The SP-610UZ is Olympus' latest budget-concious superzoom, following up the able-bodied but uninspiring SP-600UZ. The megapixel count has been upped to 14 and the zoom to 22x, but we expect the middling image quality and performance to stay roughly the same. The 22x optical zoom lens is the main attraction here, starting at 28mm and a maximum aperture of f/3.3. Pricier glass often comes with larger apertures, but with the SP-610’s $229 price tag, this is par for the course. (By way of comparison, the similarly priced Nikon L120 has a 21x lens with an f/3.1 aperture – pretty similar.) The SP-610UZ can focus on objects as close as one-third from the lens for up-close and personal macro shots. The sensor-shift image stabilization should be helpful in combating hand-shake blur out at the telephoto end.
The SP-610 packs in 30 shooting modes, including 720p video, “magic filters” for artsy effects, and an in-camera panorama stitching mode that stitches three shots into one. It also includes 3D image capture; it's sort of like a panorama-assist mode, where the camera “ghosts” a shifted image to get the software-assisted effect to work. Of course this will only be useful if you have a 3D-capable television or computer monitor. Otherwise, you can just ignore that mode.
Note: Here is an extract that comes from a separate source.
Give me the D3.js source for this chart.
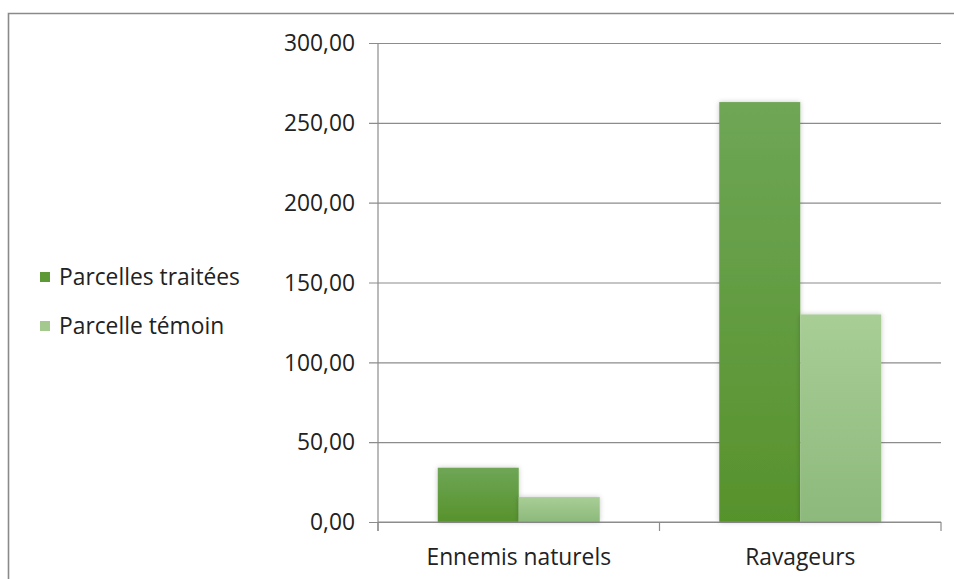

Unlike most superzooms, the SP-610 lacks an optical viewfinder. It does have the same boxy form-factor and small hand-grip, so it'll still be relatively comfortable to hold, but it's LCD-only for composing shots. Continuous shooting tops out at 1.1 shots per second at full resolution, though it can crank out 11.8 frames per second at 3 megapixels. Olympus threw in tracking autofocus too. Like all superzooms, it might look like a serious dSLR, but keep in mind that it's more like a point-and-shoot with a big lens. The SP-610 could turn out to be a perfectly fine budget superzoom, but it's worth waiting for some reviews on this one.